# BRIEF
Please pull out every line that includes the string "code".

━━ COLLECTED DATA

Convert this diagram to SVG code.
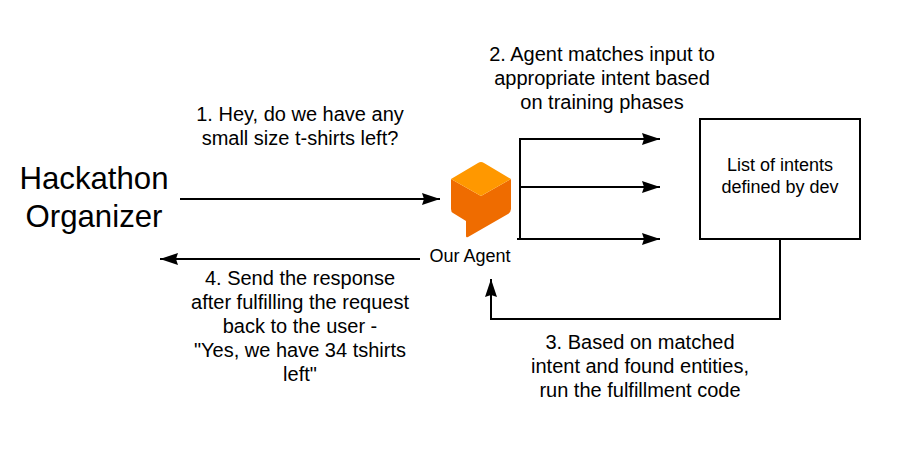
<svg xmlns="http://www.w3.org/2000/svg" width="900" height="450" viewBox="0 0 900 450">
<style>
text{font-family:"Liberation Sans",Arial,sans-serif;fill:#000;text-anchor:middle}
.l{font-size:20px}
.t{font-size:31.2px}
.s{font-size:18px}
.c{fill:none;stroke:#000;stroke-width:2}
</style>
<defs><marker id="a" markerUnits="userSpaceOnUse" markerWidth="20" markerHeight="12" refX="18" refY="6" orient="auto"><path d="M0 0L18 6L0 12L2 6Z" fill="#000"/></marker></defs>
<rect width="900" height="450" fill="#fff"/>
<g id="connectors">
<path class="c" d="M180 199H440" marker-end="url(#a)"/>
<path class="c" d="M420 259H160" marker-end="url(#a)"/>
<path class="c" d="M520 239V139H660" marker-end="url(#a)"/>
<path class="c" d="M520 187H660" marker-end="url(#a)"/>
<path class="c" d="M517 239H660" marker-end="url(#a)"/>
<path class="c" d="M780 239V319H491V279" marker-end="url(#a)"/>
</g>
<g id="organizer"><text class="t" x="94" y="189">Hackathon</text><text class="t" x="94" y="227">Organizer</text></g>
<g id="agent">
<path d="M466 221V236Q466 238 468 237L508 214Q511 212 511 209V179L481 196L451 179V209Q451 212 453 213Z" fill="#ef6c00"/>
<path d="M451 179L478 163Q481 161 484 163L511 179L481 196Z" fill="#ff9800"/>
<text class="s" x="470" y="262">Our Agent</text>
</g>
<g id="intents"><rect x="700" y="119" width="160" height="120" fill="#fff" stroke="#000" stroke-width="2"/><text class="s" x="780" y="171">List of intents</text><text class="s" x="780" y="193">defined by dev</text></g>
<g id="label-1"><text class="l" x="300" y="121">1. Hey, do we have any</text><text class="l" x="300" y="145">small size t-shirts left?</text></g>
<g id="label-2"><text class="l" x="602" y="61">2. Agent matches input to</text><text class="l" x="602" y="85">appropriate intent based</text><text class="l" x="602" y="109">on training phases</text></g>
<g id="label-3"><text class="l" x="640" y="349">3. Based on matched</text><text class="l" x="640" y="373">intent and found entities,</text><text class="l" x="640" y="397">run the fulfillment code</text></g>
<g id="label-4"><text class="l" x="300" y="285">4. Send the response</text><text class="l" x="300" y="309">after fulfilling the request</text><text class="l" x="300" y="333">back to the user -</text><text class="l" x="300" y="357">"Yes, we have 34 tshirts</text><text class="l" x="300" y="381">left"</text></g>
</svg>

━━━━

# RESPONSE
Convert this diagram to SVG code.
<g id="label-3"><text class="l" x="640" y="349">3. Based on matched</text><text class="l" x="640" y="373">intent and found entities,</text><text class="l" x="640" y="397">run the fulfillment code</text></g>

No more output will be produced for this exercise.